TASK PROMPT >>
Repeat, exactly and only, the lines from the beginning of the data through the line with "(vssc) at (405,398)". Pictures are left out.

DATA FOR PROCESSING >>
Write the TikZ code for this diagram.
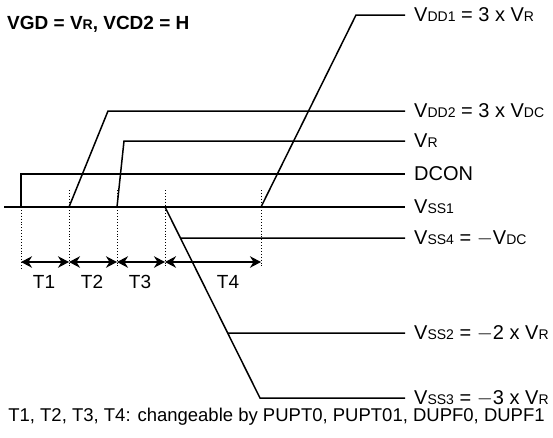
\documentclass[tikz,border=0pt]{standalone}
\usepackage{fontspec}
\setmainfont{Liberation Sans}
\usetikzlibrary{calc,arrows.meta}
\newcommand{\lv}[1]{V{\fontsize{14}{15}\selectfont #1}}
\tikzset{
   wave/.style={line width=1.5pt,line join=miter},
   mark line/.style={dotted,line width=0.9pt},
   span/.style={{Stealth[length=11pt,width=11.5pt,inset=3.5pt]}-{Stealth[length=11pt,width=11.5pt,inset=3.5pt]},line width=1.5pt},
   lvl/.style={anchor=west,inner xsep=9pt,inner ysep=0pt,font=\fontsize{20}{22}\selectfont},
   tlab/.style={font=\fontsize{19}{21}\selectfont},
}
\begin{document}
\begin{tikzpicture}[x=1pt,y=-1pt]
        \useasboundingbox (0,0) rectangle (553,437);

        \node[anchor=west,inner xsep=0pt,font=\fontsize{19}{21}\selectfont\bfseries] (cond) at (7,24) {VGD = \lv{R}, VCD2 = H};

        \node[lvl] (vdda) at (405,15)  {\lv{DD1} = 3 x \lv{R}};
        \node[lvl] (vddb) at (405,111) {\lv{DD2} = 3 x \lv{DC}};
        \node[lvl] (vr)   at (405,141) {\lv{R}};
        \node[lvl] (dcon) at (405,174) {DCON};
        \node[lvl] (vssa) at (405,207) {\lv{SS1}};
        \node[lvl] (vssd) at (405,238) {\lv{SS4} = $-$\lv{DC}};
        \node[lvl] (vssb) at (405,333) {\lv{SS2} = $-$2 x \lv{R}};
        \node[lvl] (vssc) at (405,398) {\lv{SS3} = $-$3 x \lv{R}};

        \coordinate (start) at (4,207);
        \coordinate (ta) at (21,207);
        \coordinate (tb) at (69,207);
        \coordinate (tc) at (117,207);
        \coordinate (td) at (165,207);
        \coordinate (te) at (261,207);
        \coordinate (dconup) at (21,174);
        \coordinate (vddbtop) at (108,111);
        \coordinate (vrtop) at (124,141);
        \coordinate (vddatop) at (356,15);
        \coordinate (vsscbot) at (260,398);
        \coordinate (vssdfrom) at ($(td)!{31/191}!(vsscbot)$);
        \coordinate (vssbfrom) at ($(td)!{126/191}!(vsscbot)$);

        \draw[wave] (start) -- (vssa.west);
        \draw[wave] (ta) -- (dconup) -- (dcon.west);
        \draw[wave] (tb) -- (vddbtop) -- (vddb.west);
        \draw[wave] (tc) -- (vrtop) -- (vr.west);
        \draw[wave] (te) -- (vddatop) -- (vdda.west);
        \draw[wave] (td) -- (vsscbot) -- (vssc.west);
        \draw[wave] (vssdfrom) -- (vssd.west);
        \draw[wave] (vssbfrom) -- (vssb.west);

        \coordinate (ma) at (21,262);
        \coordinate (mb) at (69,262);
        \coordinate (mc) at (117,262);
        \coordinate (md) at (165,262);
        \coordinate (me) at (261,262);

        \draw[mark line] (ta) -- (21,268);
        \draw[mark line] (69,190) -- (69,268);
        \draw[mark line] (117,190) -- (117,268);
        \draw[mark line] (165,190) -- (165,268);
        \draw[mark line] (261,190) -- (261,268);

        \draw[span] (ma) -- (mb);
        \draw[span] (mb) -- (mc);
        \draw[span] (mc) -- (md);
        \draw[span] (md) -- (me);

        \node[tlab] (tone)   at (44,282)  {T1};
        \node[tlab] (ttwo)   at (92,282)  {T2};
        \node[tlab] (tthree) at (140,282) {T3};
        \node[tlab] (tfour)  at (228,282) {T4};

        \node[tlab,font=\fontsize{18.5}{20}\selectfont] (note) at (276.5,417) {T1, T2, T3, T4: changeable by PUPT0, PUPT01, DUPF0, DUPF1};
    \end{tikzpicture}
\end{document}
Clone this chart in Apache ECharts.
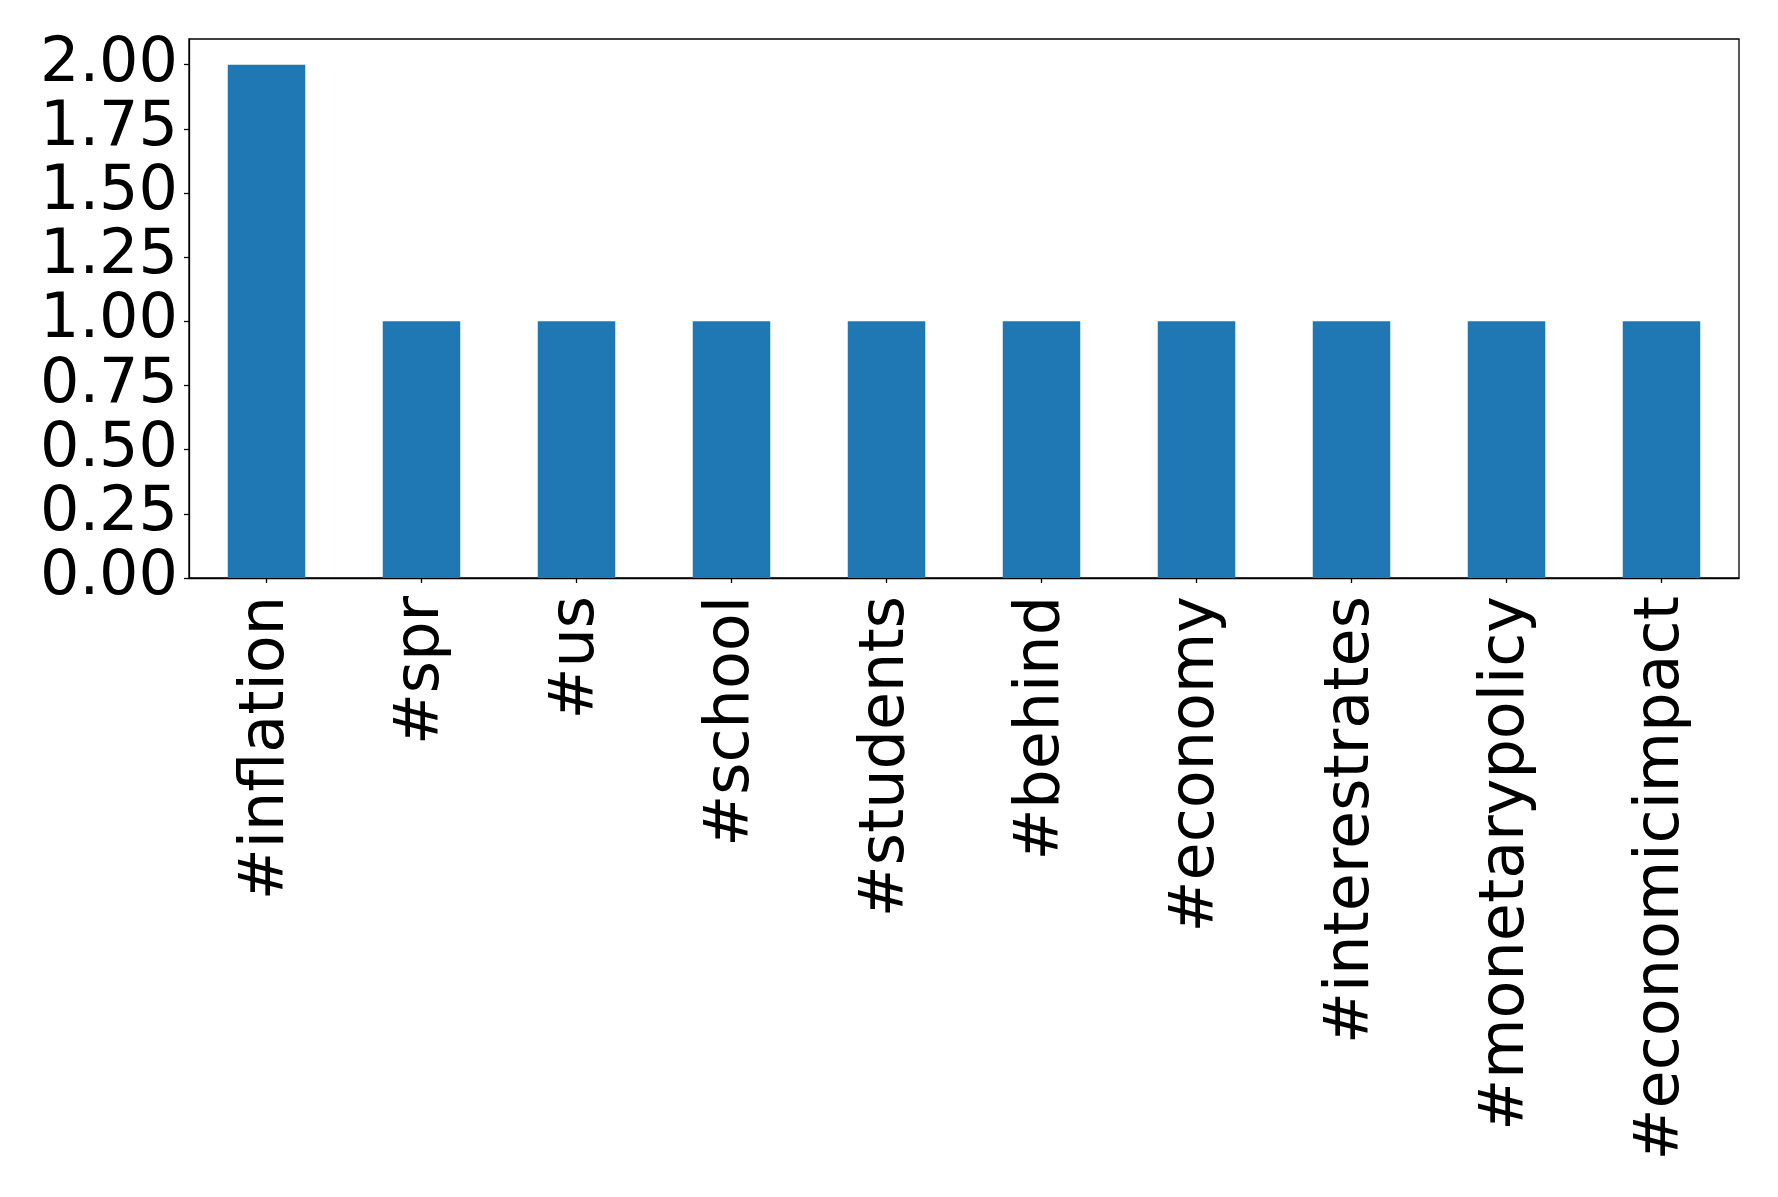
<!DOCTYPE html>
<html>
<head>
<meta charset="utf-8">
<script src="https://cdn.jsdelivr.net/npm/echarts@6/dist/echarts.min.js"></script>
<style>
html,body{margin:0;padding:0;background:#fff;}
#chart{width:1778px;height:1197px;}
</style>
</head>
<body>
<div id="chart"></div>
<script>
const categories = ['#inflation','#spr','#us','#school','#students','#behind','#economy','#interestrates','#monetarypolicy','#economicimpact'];
const counts = [2,1,1,1,1,1,1,1,1,1];
const yTicks = [0,0.25,0.5,0.75,1.0,1.25,1.5,1.75,2.0];

const chart = echarts.init(document.getElementById('chart'), null, {renderer:'canvas'});
const font = 'DejaVu Sans';
chart.setOption({
  animation:false,
  backgroundColor:'#fff',
  grid:{left:189,top:39,width:1550,height:539,show:true,borderColor:'#000',borderWidth:1.3,containLabel:false},
  xAxis:{
    type:'category',
    data:categories,
    boundaryGap:true,
    axisLine:{show:true,lineStyle:{color:'#000',width:1.3}},
    axisTick:{show:true,alignWithLabel:true,length:5,lineStyle:{color:'#000',width:1.3}},
    axisLabel:{rotate:90,interval:0,margin:18,color:'#000',fontFamily:font,fontSize:62,hideOverlap:false}
  },
  yAxis:{
    type:'value',
    min:0,max:2.1,
    splitLine:{show:false},
    axisLine:{show:true,lineStyle:{color:'#000',width:1.3}},
    axisTick:{show:true,length:5,customValues:yTicks,lineStyle:{color:'#000',width:1.3}},
    axisLabel:{customValues:yTicks,margin:11,color:'#000',fontFamily:font,fontSize:62,
      showMinLabel:true,showMaxLabel:true,hideOverlap:false,lineHeight:50,padding:[10,0,0,0],
      formatter:v=>Number(v).toFixed(2)}
  },
  series:[{type:'bar',data:counts,barWidth:'50%',itemStyle:{color:'#1f77b4'}}]
});
</script>
</body>
</html>
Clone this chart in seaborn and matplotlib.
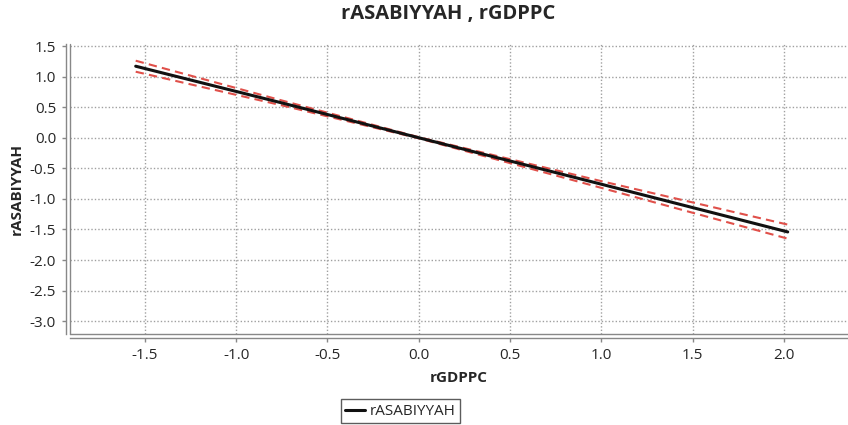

RESULT OF THIS EXERCISE >>
Write the TikZ code for this diagram.
\documentclass[tikz,border=0pt]{standalone}
\usepackage{fontspec}
\setmainfont{Liberation Sans}
\usetikzlibrary{calc,arrows.meta}
\newcommand{\lv}[1]{V{\fontsize{14}{15}\selectfont #1}}
\tikzset{
   wave/.style={line width=1.5pt,line join=miter},
   mark line/.style={dotted,line width=0.9pt},
   span/.style={{Stealth[length=11pt,width=11.5pt,inset=3.5pt]}-{Stealth[length=11pt,width=11.5pt,inset=3.5pt]},line width=1.5pt},
   lvl/.style={anchor=west,inner xsep=9pt,inner ysep=0pt,font=\fontsize{20}{22}\selectfont},
   tlab/.style={font=\fontsize{19}{21}\selectfont},
}
\begin{document}
\begin{tikzpicture}[x=1pt,y=-1pt]
        \useasboundingbox (0,0) rectangle (553,437);

        \node[anchor=west,inner xsep=0pt,font=\fontsize{19}{21}\selectfont\bfseries] (cond) at (7,24) {VGD = \lv{R}, VCD2 = H};

        \node[lvl] (vdda) at (405,15)  {\lv{DD1} = 3 x \lv{R}};
        \node[lvl] (vddb) at (405,111) {\lv{DD2} = 3 x \lv{DC}};
        \node[lvl] (vr)   at (405,141) {\lv{R}};
        \node[lvl] (dcon) at (405,174) {DCON};
        \node[lvl] (vssa) at (405,207) {\lv{SS1}};
        \node[lvl] (vssd) at (405,238) {\lv{SS4} = $-$\lv{DC}};
        \node[lvl] (vssb) at (405,333) {\lv{SS2} = $-$2 x \lv{R}};
        \node[lvl] (vssc) at (405,398) {\lv{SS3} = $-$3 x \lv{R}};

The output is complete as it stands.